Sunday, March 19, 2017

Hegel - Fragments of a System - Summary

In 1800 Hegel published Fragment of a System. Here Hegel struggles with the problem of overcoming oppositions especially between the finite and infinite. As spectators, life appears as nature given to our understanding, but nature is transitory and therefore thought thinks nature in terms of unity with the infinite. This creative unity of nature and the infinite is not a conceptual abstraction but is God (and must also be defined as Spirit since it is neither an external link between finite things, nor a purely abstract concept or abstract universal). Rather infinite life unites all finite things from within, however without annihilating them. Infinite life or Spirit is a living unity of the manifold.

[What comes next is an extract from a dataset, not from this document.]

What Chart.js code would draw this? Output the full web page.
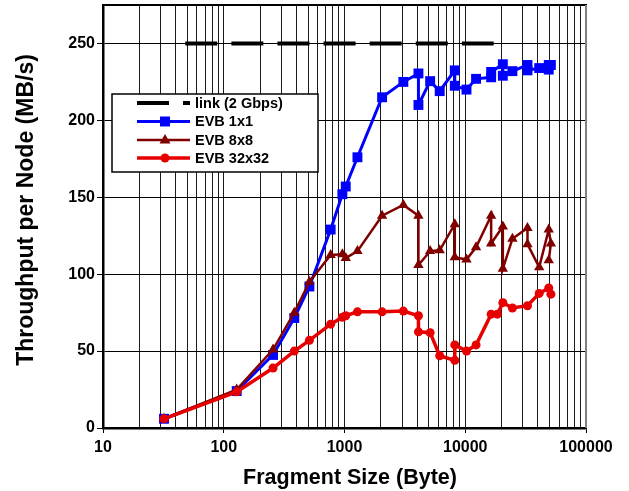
<!DOCTYPE html>
<html>
<head>
<meta charset="utf-8">
<script src="https://cdn.jsdelivr.net/npm/chart.js@4.4.1/dist/chart.umd.min.js"></script>
<style>
  html, body { margin: 0; padding: 0; background: #fff; }
  #wrap { width: 629px; height: 491px; }
</style>
</head>
<body>
<div id="wrap"><canvas id="c" width="629" height="491"></canvas></div>
<script>
// ---- Data ----
const linkSize = [48, 17200];
const linkThru = [250, 250];

const evb1Size = [32,128,256,384,512,768,960,1024,1280,2048,3072,4096,4096,5120,6144,8192,8192,10240,12288,16384,16384,20480,20480,24576,32768,32768,40960,49152,51200,49152];
const evb1Thru = [6,24,47.5,71.5,92,129,152,157,176,215,225,230.5,210,225.5,219,232.5,222.5,220,227,228,231.5,236.5,229,232,236,232.5,234,236,236,233];

const evb8Size = [32,128,256,384,512,768,960,1024,1280,2048,3072,4096,4096,5120,6144,8192,8192,10240,12288,16384,16384,20480,20480,24576,32768,32768,40960,49152,51200,49152];
const evb8Thru = [6,25,51,75,95,112.5,113,110.5,115,138,145,138,106,115,115.5,132.5,111,109.5,117.5,138,120,131,103.5,123,130,119.5,104.5,129,120,109];

const evb32Size = [32,128,256,384,512,768,960,1024,1280,2048,3072,4096,4096,5120,6144,8192,8192,10240,12288,16384,18432,20480,24576,32768,40960,49152,51200];
const evb32Thru = [6,23.5,39,50,57,67.5,72,73,75.5,75.5,76,73,62.5,62,47,44,54,50,54,74,74,81.5,78,79.5,87.5,91,87];

const xDecades = [10, 100, 1000, 10000];
const xMultipliers = [1,2,3,4,5,6,7,8,9];
const xMax = 100000;
const yTicks = [0, 50, 100, 150, 200, 250];
const yMax = 275;

const legendLabels = ['link (2 Gbps)', 'EVB 1x1', 'EVB 8x8', 'EVB 32x32'];
const xTitle = 'Fragment Size (Byte)';
const yTitle = 'Throughput per Node (MB/s)';

// ---- Build ----
const pts = (xs, ys) => xs.map((x, i) => ({x: x, y: ys[i]}));
const xTickValues = [];
xDecades.forEach(d => xMultipliers.forEach(m => xTickValues.push(d * m)));
xTickValues.push(xMax);
const isPow10 = v => Math.abs(Math.log10(v) - Math.round(Math.log10(v))) < 1e-9;

const FONT = '"Liberation Sans", Arial, sans-serif';
const BLUE = '#0000FF', BROWN = '#800000', RED = '#E60000';

const overlay = {
  id: 'overlay',
  afterDraw(chart) {
    const ctx = chart.ctx;
    const a = chart.chartArea;
    ctx.save();
    // top and right frame
    ctx.lineWidth = 2;
    ctx.strokeStyle = '#000';
    ctx.beginPath(); ctx.moveTo(a.left, a.top); ctx.lineTo(a.right + 1, a.top); ctx.stroke();
    ctx.strokeStyle = '#808080';
    ctx.beginPath(); ctx.moveTo(a.right, a.top); ctx.lineTo(a.right, a.bottom); ctx.stroke();

    // axis titles
    ctx.fillStyle = '#000';
    ctx.font = 'bold 21.5px ' + FONT;
    ctx.textAlign = 'center';
    ctx.textBaseline = 'alphabetic';
    ctx.fillText(xTitle, 350, 484);
    ctx.save();
    ctx.translate(33, 210);
    ctx.rotate(-Math.PI / 2);
    ctx.font = 'bold 23px ' + FONT;
    ctx.fillText(yTitle, 0, 0);
    ctx.restore();

    // legend
    const bx = 112, by = 94, bw = 206, bh = 78;
    ctx.fillStyle = '#fff';
    ctx.fillRect(bx, by, bw, bh);
    ctx.lineWidth = 1.5;
    ctx.strokeStyle = '#000';
    ctx.strokeRect(bx, by, bw, bh);
    const rows = [103, 121.5, 140, 158];
    const x0 = 137, x1 = 190, xm = 165;
    // link
    ctx.lineWidth = 4;
    ctx.strokeStyle = '#000';
    ctx.setLineDash([32, 14]);
    ctx.beginPath(); ctx.moveTo(x0, rows[0]); ctx.lineTo(x1, rows[0]); ctx.stroke();
    ctx.setLineDash([]);
    // blue
    ctx.lineWidth = 3; ctx.strokeStyle = BLUE;
    ctx.beginPath(); ctx.moveTo(x0, rows[1]); ctx.lineTo(x1, rows[1]); ctx.stroke();
    ctx.fillStyle = BLUE; ctx.fillRect(xm - 5, rows[1] - 5, 10, 10);
    // brown
    ctx.lineWidth = 2.5; ctx.strokeStyle = BROWN;
    ctx.beginPath(); ctx.moveTo(x0, rows[2]); ctx.lineTo(x1, rows[2]); ctx.stroke();
    ctx.fillStyle = BROWN;
    ctx.beginPath(); ctx.moveTo(xm, rows[2] - 6); ctx.lineTo(xm + 5.5, rows[2] + 3.5); ctx.lineTo(xm - 5.5, rows[2] + 3.5); ctx.closePath(); ctx.fill();
    // red
    ctx.lineWidth = 3.5; ctx.strokeStyle = RED;
    ctx.beginPath(); ctx.moveTo(x0, rows[3]); ctx.lineTo(x1, rows[3]); ctx.stroke();
    ctx.fillStyle = RED;
    ctx.beginPath(); ctx.arc(xm, rows[3], 4.5, 0, Math.PI * 2); ctx.fill();
    // texts
    ctx.fillStyle = '#000';
    ctx.font = 'bold 14.5px ' + FONT;
    ctx.textAlign = 'left';
    ctx.textBaseline = 'middle';
    legendLabels.forEach((t, i) => ctx.fillText(t, 195, rows[i] + 0.5));
    ctx.restore();
  }
};

new Chart(document.getElementById('c'), {
  type: 'line',
  data: {
    datasets: [
      { label: legendLabels[3], data: pts(evb32Size, evb32Thru), borderColor: RED, backgroundColor: RED,
        borderWidth: 3.5, pointStyle: 'circle', pointRadius: 4.5, pointBorderWidth: 0, order: 0 },
      { label: legendLabels[2], data: pts(evb8Size, evb8Thru), borderColor: BROWN, backgroundColor: BROWN,
        borderWidth: 2.5, pointStyle: 'triangle', pointRadius: 6, pointBorderWidth: 0, order: 1 },
      { label: legendLabels[1], data: pts(evb1Size, evb1Thru), borderColor: BLUE, backgroundColor: BLUE,
        borderWidth: 3, pointStyle: 'rect', pointRadius: 7, pointBorderWidth: 0, order: 2 },
      { label: legendLabels[0], data: pts(linkSize, linkThru), borderColor: '#000',
        borderWidth: 4, borderDash: [32, 14.1], pointRadius: 0, order: 3 }
    ]
  },
  options: {
    responsive: false,
    animation: false,
    devicePixelRatio: 1,
    layout: { autoPadding: false, padding: { top: 5, right: 43, left: 0, bottom: 0 } },
    plugins: { legend: { display: false }, tooltip: { enabled: false } },
    elements: { line: { tension: 0 } },
    scales: {
      x: {
        type: 'logarithmic',
        min: 10, max: xMax,
        afterBuildTicks: s => { s.ticks = xTickValues.map(v => ({ value: v })); },
        afterFit: s => { s.height = 63; s.paddingLeft = 0; s.paddingRight = 0; },
        ticks: {
          autoSkip: false, maxRotation: 0, padding: 5, color: '#000',
          font: { family: FONT, size: 16, weight: 'bold' },
          callback: v => isPow10(v) ? String(v) : ''
        },
        grid: {
          color: '#1a1a1a', lineWidth: 1, tickLength: 5,
          tickColor: c => (c.tick && isPow10(c.tick.value)) ? '#000' : 'rgba(0,0,0,0)'
        },
        border: { display: true, color: '#000', width: 2.5 }
      },
      y: {
        type: 'linear',
        min: 0, max: yMax,
        afterBuildTicks: s => { s.ticks = yTicks.map(v => ({ value: v })); },
        afterFit: s => { s.width = 103; s.paddingTop = 0; s.paddingBottom = 0; },
        ticks: {
          padding: 2, color: '#000',
          font: { family: FONT, size: 16, weight: 'bold' }
        },
        grid: { color: '#000', lineWidth: 1, tickLength: 6, tickColor: '#000' },
        border: { display: true, color: '#000', width: 2.5 }
      }
    }
  },
  plugins: [overlay]
});
</script>
</body>
</html>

Hegel use of the word ‘Spirit’ (German: "Geist") is important to the development of his philosophy. The question is whether we can conceptually unify the finite and infinite without dissolving either. Hegel in Fragment of a system maintains that is not possible. The gulf between the finite and infinite inevitably tends to merge and so reduce one to the other while, if it affirms their unity, it inevitable tends to deny their distinction. We can see the necessity for a synthesis in which the unity does not exclude its distinctions – but the question is whether we can think that? Unifying the One and the Many within the One without dissolving the Many can be achieved only in living, and not in thinking….this is religion. In this sense philosophy is subordinate to religion. Philosophy can show us what is required but it cannot think it. Here Hegel turns to the Christian religion – because the Jews objectified God as being above and outside the finite (which Hegel calls “bad infinity”) but Christ discovered infinite life within himself – hence the unity can only be lived as Christ lived in a life of love.

For Hegel, Overcoming the finite and infinite without losing either is love, not thought. Yet it is the task of philosophy to try to think what religion lives and to accomplish this philosophy must avail itself of a new logic – one that is able to follow the course of life and does not leave opposed concepts in irremediable opposition. This new logic marks Hegel’s transition from theologian to philosopher.